THE two Yorkshire stages of the Tour de France will include the county’s pensioners in homemade comedy vehicles.
Roughly a third of Yorkshire’s population are affable pensioners who accidentally travel using baths, desks, and Bessemer converters which have been repurposed as vehicles.
A spokesman for Visit Yorkshire said: “You can’t visit God’s Own County without witnessing a cloth cap-clad 76-year-old crashing a makeshift gyrocopter into a river, and we’re delighted the Tour is honouring that tradition.

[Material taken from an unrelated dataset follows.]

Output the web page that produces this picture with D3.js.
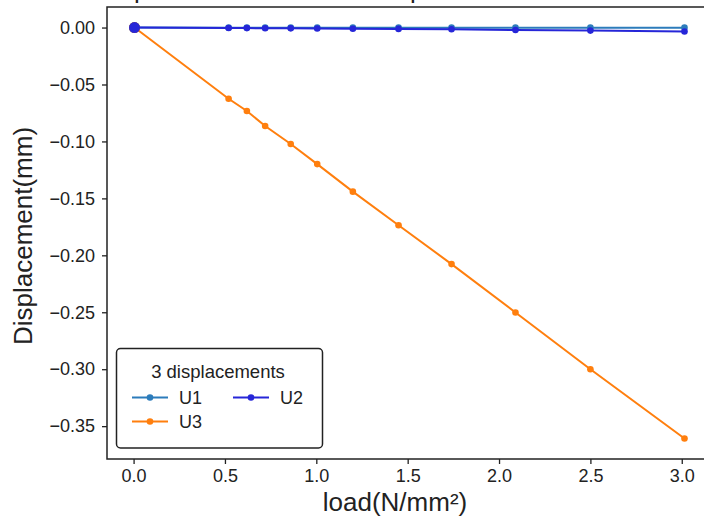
<!DOCTYPE html>
<html>
<head>
<meta charset="utf-8">
<script src="https://cdn.jsdelivr.net/npm/d3@7"></script>
<style>
  html, body { margin: 0; padding: 0; background: #fff; }
  svg { display: block; }
  text { font-family: "Liberation Sans", Arial, sans-serif; fill: #222; }
</style>
</head>
<body>
<svg id="chart" width="704" height="521"></svg>
<script>
// Applied load steps (N/mm²)
const loads = [0.005, 0.52, 0.62, 0.72, 0.86, 1.005, 1.20, 1.45, 1.74, 2.09, 2.50, 3.015];
// Displacement components (mm) at each load step
const u1 = [0, -0.0001, -0.0001, -0.0001, -0.0001, -0.0001, -0.0001, -0.0001, -0.0001, -0.0001, -0.0001, -0.0001];
const u2 = [0, -0.0004, -0.0005, -0.0006, -0.0007, -0.0008, -0.0010, -0.0012, -0.0015, -0.0022, -0.0027, -0.0035];
const u3 = [0, -0.0625, -0.0733, -0.0865, -0.1023, -0.1199, -0.1441, -0.1736, -0.2077, -0.2502, -0.3001, -0.3608];
const seriesNames = ["U1", "U2", "U3"];
const seriesColors = ["#2c7cbb", "#2626d8", "#ff7f0e"];
const xTicks = [0.0, 0.5, 1.0, 1.5, 2.0, 2.5, 3.0];
const yTicks = [0.00, -0.05, -0.10, -0.15, -0.20, -0.25, -0.30, -0.35];

const series = [u1, u2, u3].map((vals, i) => ({
  name: seriesNames[i], color: seriesColors[i],
  points: vals.map((v, j) => ({ x: loads[j], y: v }))
}));

const svg = d3.select("#chart");
const plot = { left: 107, right: 712, top: 7, bottom: 459 };

function padded(ext) {
  const p = (ext[1] - ext[0]) * 0.05;
  return [ext[0] - p, ext[1] + p];
}
const allY = u1.concat(u2, u3);
const x = d3.scaleLinear().domain(padded(d3.extent(loads))).range([plot.left, plot.right]);
const y = d3.scaleLinear().domain(padded(d3.extent(allY))).range([plot.bottom, plot.top]);

// Title, mostly above the top edge of the figure
const title = svg.append("text")
  .attr("x", 0).attr("y", -2.5)
  .style("font-size", "26px")
  .text("Displacement under uniform pressure");
{
  const node = title.node();
  const str = node.textContent;
  const i1 = str.indexOf("p"), i2 = str.lastIndexOf("p");
  const d0 = node.getStartPositionOfChar(i2).x - node.getStartPositionOfChar(i1).x;
  const ls = (276 - d0) / (i2 - i1);
  title.style("letter-spacing", ls + "px");
  const p1 = node.getStartPositionOfChar(i1).x;
  title.attr("x", 134 - p1);
}

// Axes
const fmtY = v => (v < 0 ? "\u2212" : "") + Math.abs(v).toFixed(2);
const xAxis = d3.axisBottom(x).tickValues(xTicks).tickFormat(d3.format(".1f")).tickSize(5).tickPadding(5);
const yAxis = d3.axisLeft(y).tickValues(yTicks).tickFormat(fmtY).tickSize(5).tickPadding(7);

const gx = svg.append("g").attr("transform", `translate(0,${plot.bottom})`).call(xAxis);
const gy = svg.append("g").attr("transform", `translate(${plot.left},0)`).call(yAxis);
[gx, gy].forEach(g => {
  g.select(".domain").remove();
  g.selectAll(".tick line").attr("stroke", "#222").attr("stroke-width", 1.3);
  g.selectAll(".tick text").style("font-size", "18px").style("font-family", "'Liberation Sans', Arial, sans-serif").attr("fill", "#222");
});

// Frame
svg.append("rect")
  .attr("x", plot.left).attr("y", plot.top)
  .attr("width", plot.right - plot.left).attr("height", plot.bottom - plot.top)
  .attr("fill", "none").attr("stroke", "#222").attr("stroke-width", 1.5);

// Axis labels
svg.append("text")
  .attr("x", 395).attr("y", 511)
  .attr("text-anchor", "middle").style("font-size", "26px")
  .text("load(N/mm²)");
svg.append("text")
  .attr("transform", `translate(32,236) rotate(-90)`)
  .attr("text-anchor", "middle").style("font-size", "26px")
  .text("Displacement(mm)");

// Lines and markers
const line = d3.line().x(d => x(d.x)).y(d => y(d.y));
const drawOrder = [0, 2, 1];
drawOrder.forEach(i => {
  const s = series[i];
  const g = svg.append("g");
  g.append("path").datum(s.points).attr("d", line)
    .attr("fill", "none").attr("stroke", s.color).attr("stroke-width", 2);
  g.selectAll("circle").data(s.points).join("circle")
    .attr("cx", d => x(d.x)).attr("cy", d => y(d.y))
    .attr("r", (d, j) => j === 0 ? 5.5 : 3.3)
    .attr("fill", s.color);
});

// Legend
const lg = svg.append("g");
lg.append("rect").attr("x", 116.5).attr("y", 348.5).attr("width", 206).attr("height", 99.5)
  .attr("rx", 4).attr("fill", "#fff").attr("stroke", "#222").attr("stroke-width", 1.5);
lg.append("text").attr("x", 218).attr("y", 378).attr("text-anchor", "middle")
  .style("font-size", "18.5px").text("3 displacements");
const legendPos = [
  { i: 0, x: 132, y: 397.5 },
  { i: 1, x: 233, y: 397.5 },
  { i: 2, x: 132, y: 421.5 }
];
legendPos.forEach(p => {
  const s = series[p.i];
  lg.append("line").attr("x1", p.x).attr("x2", p.x + 36).attr("y1", p.y).attr("y2", p.y)
    .attr("stroke", s.color).attr("stroke-width", 2);
  lg.append("circle").attr("cx", p.x + 18).attr("cy", p.y).attr("r", 3.3).attr("fill", s.color);
  lg.append("text").attr("x", p.x + 47).attr("y", p.y + 6.5)
    .style("font-size", "18px").text(s.name);
});
</script>
</body>
</html>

Old men enjoying second childhoods should begin their contraptions now, in good time for them to lurch unexpectedly into life, taking them through the Tour and into a hedge to the mournful sound of a trombone.
Already entered into the Yorkshire legs of the Tour de France, officially called TTour, are a mine cart, a double-decker wheelchair, a tractor-tyre unicycle, a grandfather clock rocket sled and a Robin Reliant.
Tour director Christian Prudhomme said: We are keen to recognise local traditions in the Tour, even if they are very, very stupid.
Though none of these entrants will be allowed to take part in the subsequent Cambridge to London stage. This is a serious event, and for that section all the cyclists must be riding the regulation Sinclair C5.